Reading James Joyce''s Portrait of the Artist as a Young Man was a real pleasure. As everyone knows, this novel tells about young Stephen Dedalus'' adventures, the author''s alter ego.
Later, 100 years accomplished of the famous Bloom''s day in 2004 (a full century had passed since that June 16, 1904 that houses the adventures of the novel Ulysses hero, Leopold Bloom, of Joyce himself), I bought, to commemorate it, this book in J.Subirat Salas'' translation, Colophon Publishing Company, 2001. This novel is, to some extent, The Portrait continuation, since Stephen Dedalus, not being the main character, appears as Bloom''s non innate child, and he cares about him as if he actually were his biological father, perhaps having lost his own, Rudolph, eleven days old.
Well, the book in question was a real torment for me. With great difficulty and frustration I started reading it for, a few days later, giving up totally disappointed. I got it back several months later determined not to pull out. I got to page 269 (of 806) without understanding much more. It was stupid to be reading nonsense words, one after another, with the sole purpose of completing the "reading" of one of the most famous books of world literature, yes, with capital letters.
I left the book, "forgotten", on the table in the hotel restaurant where I had gone to spend a short vacation and take the opportunity to concentrate on its reading, only to have the waiter reaching me after a few steps and returning it to me with a ''you must live eternally grateful to me'' look. Next day, taking advantage of leaving my place of retreat, I threw the book into the room dustbin determined not to get involved any more with Joyce. Unfortunately, at the hotel reception, when making the checkout, and once the boy had verified in situ nothing had been consumed from the minibar, looking identical to the waiter, he handed me the book saying "it had fallen" into the dustbin. Upon arriving home, I buried it ''once and for all'' at the bottom of a drawer, with a bookmark in the referred page 269.
Some time later, reading Slavador Elizondo''s unpublished diary that Letras Libres published monthly for a year, I found out the praise he made of Joyce''s masterpiece, without going into greater detail. This stirred up the old frustrations that I kept inside long ago. However, in another issue of the same newspaper, the very Elizondo mentioned Elizabeth Stuart Gilbert''s book James Joyce''s Ulysses/A Study, publisher Vintage, 1955, also without further comment.
Curiosity made me ask for Elizondo''s reference to Amazon. Unfortunately, I chose as a means of delivery, for pecuniary reasons, ordinary mail, and the book was lost. I was so angry at that time against the Postmaster General of Mexico, the ineffable Purification Carpinteyro, that some time later I was led to believe that the book had appeared and they sent it to me, wrapped in a single package. It was so blatant maneuver that they sent me, to my fortune, Ulysses/The 1934 text as corrected and reset in 1961, publisher Modern Library, 1992.

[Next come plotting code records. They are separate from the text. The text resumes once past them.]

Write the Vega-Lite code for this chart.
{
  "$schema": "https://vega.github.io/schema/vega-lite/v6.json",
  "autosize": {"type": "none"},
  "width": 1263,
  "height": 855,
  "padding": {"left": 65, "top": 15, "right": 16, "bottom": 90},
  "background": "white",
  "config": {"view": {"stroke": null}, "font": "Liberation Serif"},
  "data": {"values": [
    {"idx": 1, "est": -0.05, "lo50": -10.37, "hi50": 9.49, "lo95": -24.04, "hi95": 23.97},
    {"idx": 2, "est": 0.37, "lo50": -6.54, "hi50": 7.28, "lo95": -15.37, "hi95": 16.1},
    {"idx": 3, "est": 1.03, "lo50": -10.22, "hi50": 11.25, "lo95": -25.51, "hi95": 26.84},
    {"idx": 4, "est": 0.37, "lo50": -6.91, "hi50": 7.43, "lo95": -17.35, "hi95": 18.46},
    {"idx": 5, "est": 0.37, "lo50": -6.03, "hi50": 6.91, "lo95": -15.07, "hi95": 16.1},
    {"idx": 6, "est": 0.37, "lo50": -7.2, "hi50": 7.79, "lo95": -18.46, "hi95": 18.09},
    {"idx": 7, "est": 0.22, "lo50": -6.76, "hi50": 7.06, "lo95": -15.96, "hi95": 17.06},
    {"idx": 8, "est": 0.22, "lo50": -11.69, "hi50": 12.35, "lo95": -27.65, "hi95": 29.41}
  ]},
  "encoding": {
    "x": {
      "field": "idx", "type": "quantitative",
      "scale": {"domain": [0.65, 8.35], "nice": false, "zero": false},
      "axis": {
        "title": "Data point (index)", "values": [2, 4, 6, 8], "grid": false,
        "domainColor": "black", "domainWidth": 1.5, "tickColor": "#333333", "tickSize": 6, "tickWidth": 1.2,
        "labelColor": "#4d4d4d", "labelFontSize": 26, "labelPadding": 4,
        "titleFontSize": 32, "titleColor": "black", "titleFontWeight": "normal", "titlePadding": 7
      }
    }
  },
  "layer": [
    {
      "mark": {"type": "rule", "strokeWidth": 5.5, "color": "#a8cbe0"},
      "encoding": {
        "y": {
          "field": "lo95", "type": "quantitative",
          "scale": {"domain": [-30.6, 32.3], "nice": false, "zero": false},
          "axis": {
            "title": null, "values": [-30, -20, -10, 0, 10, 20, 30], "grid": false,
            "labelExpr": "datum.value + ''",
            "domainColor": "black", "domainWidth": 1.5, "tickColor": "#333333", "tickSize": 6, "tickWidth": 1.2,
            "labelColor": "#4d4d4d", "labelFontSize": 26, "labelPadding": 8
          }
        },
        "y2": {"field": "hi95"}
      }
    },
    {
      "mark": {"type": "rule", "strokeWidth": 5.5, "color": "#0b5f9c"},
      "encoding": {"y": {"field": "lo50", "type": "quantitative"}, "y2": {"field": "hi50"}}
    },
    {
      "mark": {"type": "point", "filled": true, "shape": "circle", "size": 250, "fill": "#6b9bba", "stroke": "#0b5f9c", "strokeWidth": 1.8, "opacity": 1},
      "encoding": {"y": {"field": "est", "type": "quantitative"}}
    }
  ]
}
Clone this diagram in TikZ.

In the meanwhile, I reread The Portrait and read Dubliners, also by the brilliant Irishman, and, secondly, I asked a friend to send me, through customized service from the United States, Gilbert''s study on Ulysses, which I finished in one sitting, once it arrived.
Light had come to me!
Then, I reread Gilbert''s study, alternating its chapters with each of the 18 sections in three parts that make up Joyce''s work, but now in the English edition that the Mexican Mail Service had kindly sent me , not in the Spanish one by Colophon.
How wonderful! No doubt this work initially demonized by moralists, to the point of having to be approved for publication by the U.S. Courts on December 6, 1933 (Joyce wrote it between 1914 and 1921), and then by the conformist and conventional likes of masses (the very Joyce''s wife, Nora, asked him: James, why don''t you write books people can read?, according to Gabriel Zaid''s masterful compilation in Letras Libres, Admirable Colleagues, No.125, May 2009) is one of the greatest aesthetic pleasures you can enjoy in life.
It is not idle the comparison made by Gilbert Stuart of the maturity over time by Joyce with major painters'', such as Picasso, although emphasizing that Joyce''s is probably unique in literature.
It took me almost five years to understand fully James Joyce''s work, and yet I had to reread one of its 18 sections (the fourteenth, The oxen of the sun) in Colofon Spanish edition, as, otherwise, it would have been unintelligible for me. Joyce said for some reason that his readers should take, to understand his work, at least the same time that he had taken to write it, so he declined to read his last job Finnegans Wake, which consumed something like 17 years of his existence.